Matt Kraning, CTO at Expanse, said that at the core of the issue is the complexity of large organization computing infrastructure. “Everyone is still fighting fires because everything is so complex,” Kraning said.
The government, meanwhile, is convinced it has fixed the Kaspersky problem despite the evidence from Expanse. A spokesperson at the Department of Homeland Security told Forbes that by April 9 2018, all federal agencies had confirmed that either they didn’t have Kaspersky on their networks or had taken action to remove the software. Government departments had also claimed to have removed Kaspersky from third-party tech too.
Rooting out Chinese tech
It’s not just Kaspersky that the U.S. government is going to have trouble removing. The National Defense Authorization Act (NDAA) bans government departments from using technology from Chinese firms Huawei, HikVision, ZTE and Dahua, over similar concerns that they pose a national security risk. From August 13, government departments have to outline just how they’re removing those manufacturers’ technologies.
Data provided to Forbes from Forescout Technologies showed just how prevalent those technologies are. Looking specifically at Chinese surveillance camera makers, Forescout said there were 1,162 HikVision devices and 822 Dahua systems on government networks as of July 11.

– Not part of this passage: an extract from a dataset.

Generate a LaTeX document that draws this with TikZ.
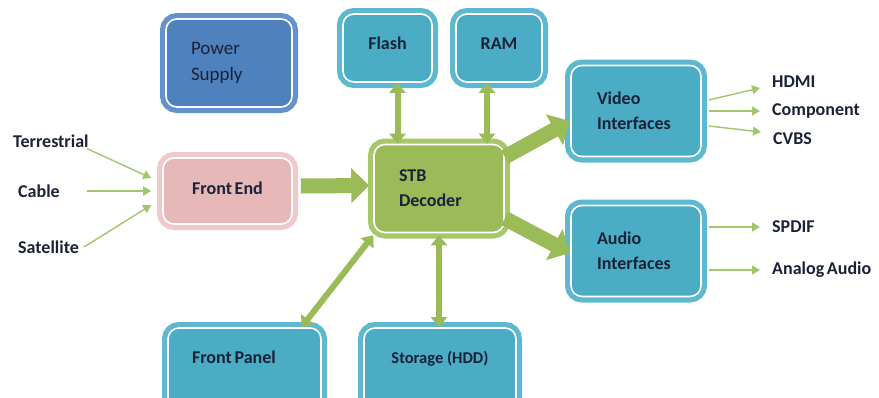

As with Kaspersky, pinning down exactly where those technologies are is a work in progress. “We’re hearing from customers they’re still on networks and they’re actively trying to locate them,” said Katherine Gronberg, vice president at government affairs for Forescout. “These are really complex supply chains. I’m not sure anyone is going to be able to trace to the second, third, fourth degree, where your hardware and software components are coming from.